L’étude de faisabilité devrait donc se poursuivre durant une année. Elle devra déterminer la puissance de production électrique (entre 5 et 10 MW) de la future centrale flottante, son lieu d’installation (entre 5 et 10 km des côtes de Tahiti), au-dessus de fonds de 1300 mètres de profondeur. Elle permettra également de chiffrer le coût d’intégration de ce système à l’intérieur de l’architecture navale d’une plateforme semi-immergée dont la structure principale d’un diamètre de 50 m sera stabilisée à une profondeur de 25 m sous la surface de l’eau. Un calendrier précis de réalisation devra être élaboré qui prévoit que dans l’état actuel des réflexions, cette structure pourrait être opérationnelle d’ici cinq ans. Elle pourrait fournir l’équivalent de 10% de la production électrique de Tahiti.
Si cela n’est pas suffisant pour parler d’indépendance énergétique de la Polynésie, c’est au moins un premier pas vers cette indépendance. Il ne faut pas douter, ces 10% alliés à d’autres sources de production électrique renouvelables marines (houle, courant, vent) ou autres (solaire…) pourraient finir par assurer en Polynésie comme dans d’autres territoires insulaires de la planète une véritable indépendance énergétique.
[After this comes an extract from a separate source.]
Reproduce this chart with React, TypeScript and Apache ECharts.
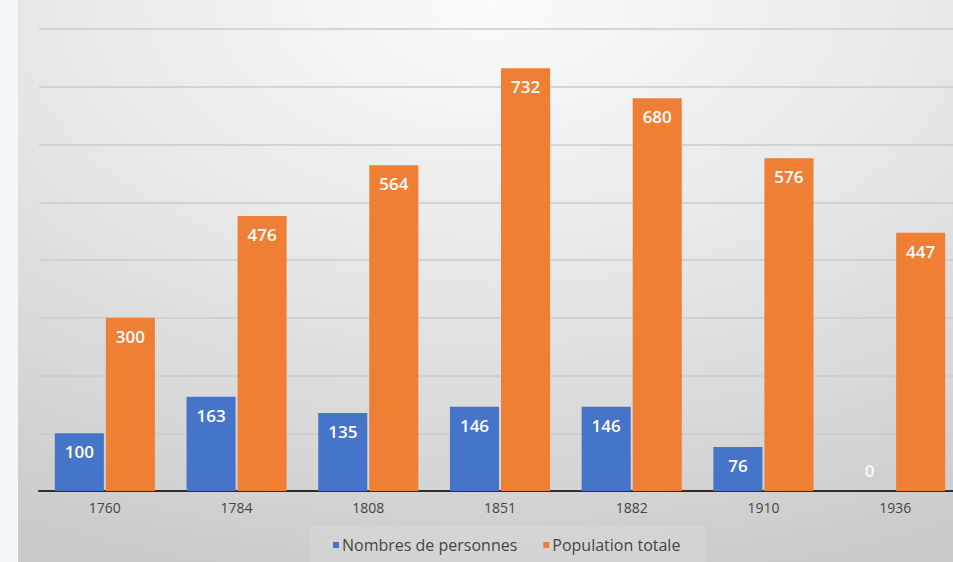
import React, { useEffect, useRef } from "react";
import * as echarts from "echarts";

const categories = ["1760", "1784", "1808", "1851", "1882", "1910", "1936"];
const nombresDePersonnes = [100, 163, 135, 146, 146, 76, 0];
const populationTotale = [300, 476, 564, 732, 680, 576, 447];
const seriesNames = ["Nombres de personnes", "Population totale"];

const BLUE = "#4674c9";
const ORANGE = "#ee7f35";
const FONT = "'Open Sans', 'Noto Sans', sans-serif";

export default function App() {
  const ref = useRef<HTMLDivElement>(null);

  useEffect(() => {
    if (!ref.current) return;
    const chart = echarts.init(ref.current, undefined, { renderer: "svg" });
    const labelStyle = {
      show: true,
      position: "insideTop" as const,
      distance: 10,
      color: "#ffffff",
      fontFamily: FONT,
      fontSize: 17,
      fontWeight: 600,
    };
    chart.setOption({
      animation: false,
      backgroundColor: new echarts.graphic.RadialGradient(0.5, 0.0, 1.05, [
        { offset: 0, color: "#fbfbfb" },
        { offset: 0.45, color: "#e8e8e8" },
        { offset: 1, color: "#cbcbcb" },
      ]),
      grid: { left: 21, right: 7, top: 29, bottom: 71, containLabel: false },
      legend: {
        data: seriesNames,
        left: 292,
        top: 526,
        padding: [11, 25, 11, 23],
        backgroundColor: "rgba(255,255,255,0.12)",
        icon: "rect",
        itemWidth: 6,
        itemHeight: 6,
        itemGap: 26,
        textStyle: { color: "#454545", fontFamily: FONT, fontSize: 16, padding: [0, 0, 0, -2] },
      },
      xAxis: {
        type: "category",
        data: categories,
        axisLine: { show: true, lineStyle: { color: "#2e2e2e", width: 2 } },
        axisTick: { show: false },
        axisLabel: { color: "#454545", fontFamily: FONT, fontSize: 14, margin: 9 },
      },
      yAxis: {
        type: "value",
        min: 0,
        max: 800,
        interval: 100,
        axisLabel: { show: false },
        axisLine: { show: false },
        axisTick: { show: false },
        splitLine: { show: true, lineStyle: { color: "#cbcbcb", width: 1.5 } },
      },
      series: [
        {
          name: seriesNames[0],
          type: "bar",
          data: nombresDePersonnes.map((v) =>
            v === 0
              ? { value: v, label: { position: "top", distance: 12, color: "rgba(255,255,255,0.9)" } }
              : v
          ),
          itemStyle: { color: BLUE },
          barGap: "4%",
          barCategoryGap: "24%",
          label: labelStyle,
        },
        {
          name: seriesNames[1],
          type: "bar",
          data: populationTotale,
          itemStyle: { color: ORANGE },
          barGap: "4%",
          barCategoryGap: "24%",
          label: labelStyle,
        },
      ],
    });
    return () => chart.dispose();
  }, []);

  return (
    <div
      style={{
        position: "fixed",
        left: 0,
        top: 0,
        width: 953,
        height: 562,
        overflow: "hidden",
        background: "#f3f6fa",
      }}
    >
      <div ref={ref} style={{ position: "absolute", left: 18, top: 0, width: 950, height: 562 }} />
    </div>
  );
}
Les régions intertropicales sont en effet particulièrement adaptées à la technologie E.T.M. et plus de 100 pays, dont 17 zones « francophiles », auront intérêt à s’équiper d’un tel système, d’ici 2030.
Par ailleurs, dans une seconde étape de développement du projet, une plate-forme off-shore E.T.M. peut aussi abriter de nombreuses possibilités de valorisation des eaux profondes : le SWAC pour l’air conditionné à l’eau de mer froide, mais aussi une unité de production d’hydrogène, une autre d’extraction de métaux rares ou de lithium. On peut enfin y développer des produits intéressants autour de l’aquaculture, la thalassothérapie, la cosmétologie et l’agroalimentaire… « Le plus dur, c’est le prototype », a expliqué Patrick Moux, de Pacific OTEC, qui ambitionne l’objectif d’être le premier exploitant de centrale E.T.M. au monde.